Siedlungen fördern Gewalt, Armut und zerstören Hoffnungen

Die Zunahme und der Ausbau der israelischen Siedlungen und die immer größer werdende Zahl an israelischen Siedler*innen stellt eine immense Bedrohung dar: für die letzten Hoffnungen auf Frieden, für die palästinensische Zivilbevölkerung, für einen überlebensfähigen palästinensischen Staat und für jeden Versuch des Aufbaus einer funktionsfähigen palästinensischen Landwirtschaft.
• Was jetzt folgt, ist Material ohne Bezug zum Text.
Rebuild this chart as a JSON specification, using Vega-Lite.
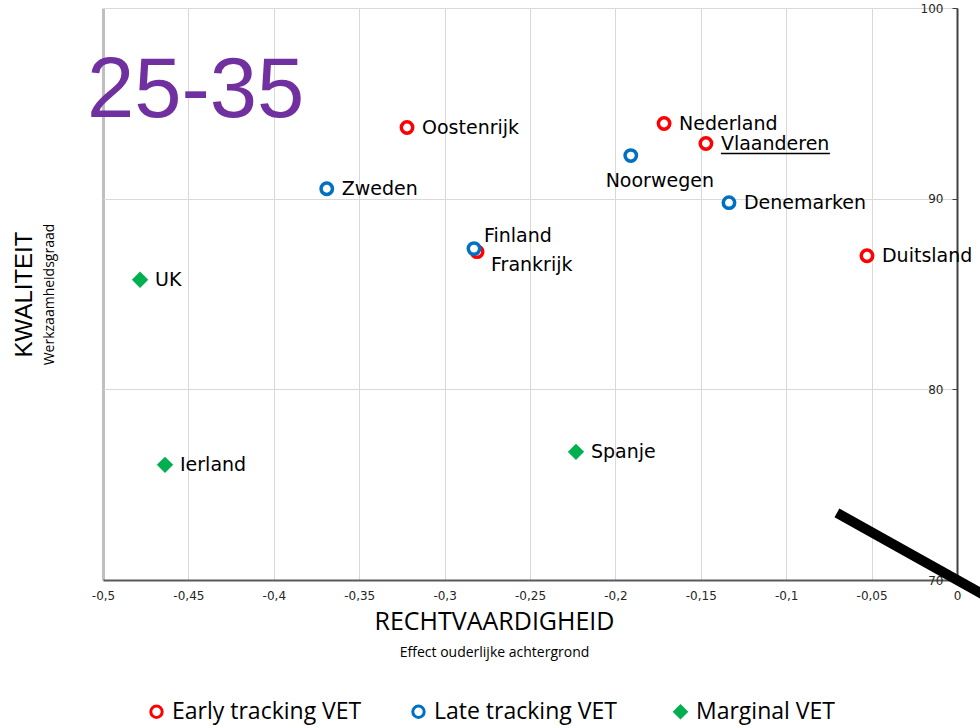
{
  "$schema": "https://vega.github.io/schema/vega-lite/v6.json",
  "width": 854,
  "height": 572,
  "autosize": {"type": "none"},
  "padding": {"left": 103, "top": 8, "right": 23, "bottom": 148},
  "background": "white",
  "config": {"view": {"stroke": null}, "font": "DejaVu Sans"},
  "title": {
    "text": "25-35",
    "font": "Liberation Sans",
    "fontSize": 85,
    "fontWeight": "normal",
    "color": "#7030A0",
    "anchor": "start",
    "frame": "group",
    "orient": "top",
    "baseline": "alphabetic",
    "offset": -200,
    "dx": -16
  },
  "datasets": {
    "countries": [
      {"country": "Oostenrijk", "group": "Early tracking VET", "x": -0.322, "y": 93.73},
      {"country": "Nederland", "group": "Early tracking VET", "x": -0.1715, "y": 93.94},
      {"country": "Vlaanderen", "group": "Early tracking VET", "x": -0.147, "y": 92.89},
      {"country": "Frankrijk", "group": "Early tracking VET", "x": -0.281, "y": 87.22},
      {"country": "Duitsland", "group": "Early tracking VET", "x": -0.0527, "y": 87.01},
      {"country": "Noorwegen", "group": "Late tracking VET", "x": -0.191, "y": 92.26},
      {"country": "Zweden", "group": "Late tracking VET", "x": -0.369, "y": 90.52},
      {"country": "Denemarken", "group": "Late tracking VET", "x": -0.1335, "y": 89.79},
      {"country": "Finland", "group": "Late tracking VET", "x": -0.2828, "y": 87.38},
      {"country": "UK", "group": "Marginal VET", "x": -0.4783, "y": 85.75},
      {"country": "Ierland", "group": "Marginal VET", "x": -0.4637, "y": 76.04},
      {"country": "Spanje", "group": "Marginal VET", "x": -0.2231, "y": 76.72}
    ],
    "arrow": [{"x1": -0.0703, "y1": 73.52, "x2": 0.0164, "y2": 69.18}]
  },
  "resolve": {"axis": {"x": "independent", "y": "independent"}},
  "layer": [
    {
      "data": {"name": "countries"},
      "mark": {"type": "point", "filled": true, "strokeWidth": 3.5, "opacity": 1},
      "encoding": {
        "x": {
          "field": "x", "type": "quantitative",
          "scale": {"domain": [-0.5, 0], "nice": false, "zero": false},
          "axis": {
            "values": [-0.5, -0.45, -0.4, -0.35, -0.3, -0.25, -0.2, -0.15, -0.1, -0.05, 0],
            "labelExpr": "replace(toString(datum.value), '.', ',')",
            "grid": true,
            "gridColor": {"condition": {"test": "datum.value == -0.5", "value": "#bfbfbf"}, "value": "#d9d9d9"},
            "gridWidth": {"condition": {"test": "datum.value == -0.5", "value": 3}, "value": 1},
            "ticks": false,
            "domainColor": "#595959",
            "domainWidth": 2,
            "labelFont": "DejaVu Sans",
            "labelFontSize": 12,
            "labelColor": "#262626",
            "labelPadding": 10,
            "labelFlush": false,
            "labelOverlap": false,
            "title": "RECHTVAARDIGHEID",
            "titleFont": "Open Sans",
            "titleFontSize": 25,
            "titleFontWeight": "normal",
            "titleColor": "#000000",
            "titleX": 391,
            "titleY": 49,
            "titleBaseline": "alphabetic"
          }
        },
        "y": {
          "field": "y", "type": "quantitative",
          "scale": {"domain": [70, 100], "nice": false, "zero": false},
          "axis": {
            "orient": "left",
            "offset": -854,
            "values": [70, 80, 90, 100],
            "grid": false,
            "domainColor": "#404040",
            "domainWidth": 2,
            "tickColor": "#404040",
            "tickSize": 5,
            "labelFont": "DejaVu Sans",
            "labelFontSize": 12,
            "labelColor": "#262626",
            "labelPadding": 9,
            "labelFlush": false,
            "title": null
          }
        },
        "stroke": {
          "field": "group", "type": "nominal",
          "scale": {"domain": ["Early tracking VET", "Late tracking VET", "Marginal VET"], "range": ["#FF0000", "#0070C0", "#00B050"]},
          "legend": {
            "orient": "none",
            "legendX": 42,
            "legendY": 692,
            "direction": "horizontal",
            "title": null,
            "columns": 3,
            "gridAlign": "all",
            "columnPadding": 44,
            "labelFont": "Open Sans",
            "labelFontSize": 23,
            "labelColor": "#000000",
            "labelOffset": 4,
            "labelLimit": 400,
            "symbolStrokeWidth": 3
          }
        },
        "fill": {
          "field": "group", "type": "nominal",
          "scale": {"domain": ["Early tracking VET", "Late tracking VET", "Marginal VET"], "range": ["#FFFFFF", "#FFFFFF", "#00B050"]}
        },
        "shape": {
          "field": "group", "type": "nominal",
          "scale": {"domain": ["Early tracking VET", "Late tracking VET", "Marginal VET"], "range": ["circle", "circle", "diamond"]}
        },
        "size": {
          "field": "group", "type": "nominal",
          "scale": {"domain": ["Early tracking VET", "Late tracking VET", "Marginal VET"], "range": [130, 130, 90]}
        }
      }
    },
    {
      "data": {"name": "countries"},
      "transform": [{"filter": "datum.country != 'Noorwegen' && datum.country != 'Finland' && datum.country != 'Frankrijk'"}],
      "mark": {"type": "text", "align": "left", "baseline": "middle", "dx": 15, "fontSize": 19, "font": "DejaVu Sans", "color": "#000000"},
      "encoding": {
        "x": {
          "field": "x", "type": "quantitative",
          "scale": {"domain": [-0.5, 0], "nice": false, "zero": false},
          "axis": {
            "orient": "bottom",
            "labels": false, "ticks": false, "domain": false, "grid": false,
            "title": "Effect ouderlijke achtergrond",
            "titleFont": "Open Sans",
            "titleFontSize": 14,
            "titleFontWeight": "normal",
            "titleColor": "#000000",
            "titleX": 391,
            "titleY": 76,
            "titleBaseline": "alphabetic"
          }
        },
        "y": {
          "field": "y", "type": "quantitative",
          "scale": {"domain": [70, 100], "nice": false, "zero": false},
          "axis": {
            "orient": "left",
            "values": [80, 90, 100],
            "labels": false, "ticks": false, "domain": false,
            "grid": true,
            "gridColor": "#d9d9d9",
            "title": "KWALITEIT",
            "titleFont": "Liberation Sans",
            "titleFontSize": 24,
            "titleFontWeight": "normal",
            "titleColor": "#000000",
            "titleX": -72,
            "titleY": 286,
            "titleBaseline": "alphabetic"
          }
        },
        "text": {"field": "country", "type": "nominal"}
      }
    },
    {
      "data": {"name": "countries"},
      "transform": [{"filter": "datum.country == 'Noorwegen'"}],
      "mark": {"type": "text", "align": "center", "baseline": "middle", "dx": 29, "dy": 25, "fontSize": 19, "font": "DejaVu Sans", "color": "#000000"},
      "encoding": {
        "x": {"field": "x", "type": "quantitative", "scale": {"domain": [-0.5, 0], "nice": false, "zero": false}, "axis": null},
        "y": {
          "field": "y", "type": "quantitative",
          "scale": {"domain": [70, 100], "nice": false, "zero": false},
          "axis": {
            "orient": "left",
            "labels": false, "ticks": false, "domain": false, "grid": false,
            "title": "Werkzaamheidsgraad",
            "titleFont": "Open Sans",
            "titleFontSize": 14,
            "titleFontWeight": "normal",
            "titleColor": "#000000",
            "titleX": -50,
            "titleY": 286,
            "titleBaseline": "alphabetic"
          }
        },
        "text": {"field": "country", "type": "nominal"}
      }
    },
    {
      "data": {"name": "countries"},
      "transform": [{"filter": "datum.country == 'Finland'"}],
      "mark": {"type": "text", "align": "left", "baseline": "middle", "dx": 10, "dy": -13, "fontSize": 19, "font": "DejaVu Sans", "color": "#000000"},
      "encoding": {
        "x": {"field": "x", "type": "quantitative", "scale": {"domain": [-0.5, 0], "nice": false, "zero": false}, "axis": null},
        "y": {"field": "y", "type": "quantitative", "scale": {"domain": [70, 100], "nice": false, "zero": false}, "axis": null},
        "text": {"field": "country", "type": "nominal"}
      }
    },
    {
      "data": {"name": "countries"},
      "transform": [{"filter": "datum.country == 'Frankrijk'"}],
      "mark": {"type": "text", "align": "left", "baseline": "middle", "dx": 14, "dy": 13, "fontSize": 19, "font": "DejaVu Sans", "color": "#000000"},
      "encoding": {
        "x": {"field": "x", "type": "quantitative", "scale": {"domain": [-0.5, 0], "nice": false, "zero": false}, "axis": null},
        "y": {"field": "y", "type": "quantitative", "scale": {"domain": [70, 100], "nice": false, "zero": false}, "axis": null},
        "text": {"field": "country", "type": "nominal"}
      }
    },
    {
      "data": {"name": "countries"},
      "transform": [{"filter": "datum.country == 'Vlaanderen'"}],
      "mark": {"type": "rule", "color": "#000000", "strokeWidth": 1.5, "xOffset": 15, "x2Offset": 124, "yOffset": 10},
      "encoding": {
        "x": {"field": "x", "type": "quantitative", "scale": {"domain": [-0.5, 0], "nice": false, "zero": false}, "axis": null},
        "x2": {"field": "x"},
        "y": {"field": "y", "type": "quantitative", "scale": {"domain": [70, 100], "nice": false, "zero": false}, "axis": null}
      }
    },
    {
      "data": {"name": "arrow"},
      "mark": {"type": "rule", "color": "#000000", "strokeWidth": 10, "strokeCap": "butt"},
      "encoding": {
        "x": {"field": "x1", "type": "quantitative", "scale": {"domain": [-0.5, 0], "nice": false, "zero": false}, "axis": null},
        "x2": {"field": "x2"},
        "y": {"field": "y1", "type": "quantitative", "scale": {"domain": [70, 100], "nice": false, "zero": false}, "axis": null},
        "y2": {"field": "y2"}
      }
    }
  ]
}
Diese Bedrohung ist inzwischen selbst im US-Außenministerium angekommen. So erklärte der US-Außenminister Anthony Blinken: «Wir werden uns auch weiterhin unmissverständlich allen Handlungen entgegenstellen, die die Aussichten auf eine Zwei-Staaten-Lösung untergraben.» Dazu zählt er unter anderem «die Ausweitung von Siedlungen, Bestrebungen zur Annexion des Westjordanlandes, die Beeinträchtigung des historischen Status quo der heiligen Stätten, Abrisse (von Häusern) und Zwangsräumungen sowie die Anstachelung zur Gewalt». Die Worte von Blinken fallen zwar hinter geltendes internationales Recht zurück, welches alle Siedlungen als rechtswidrig betrachtet, doch sind sie für einen US-Außenminister überraschend deutlich. Entscheidend ist allerdings nicht nur, wie die Worte gewählt werden, sondern ob es gelingt, den Druck soweit zu erhöhen, dass nicht nur Siedlungsbau und Gewalt durch Siedler*innen gestoppt werden, sondern, dass die Siedlungen schrittweise zurückgebaut werden, denn sie verhindern jede Chance auf Frieden.

Ob dies allerdings geschehen wird, ist mehr als zweifelhaft, wahrscheinlicher ist das Gegenteil. Denn die Verantwortung dieser Regierung für die Sicherheit der Siedlungen bedeutet vor allem, dass gewalttätige Siedler*innen sich weiterhin sicher fühlen können.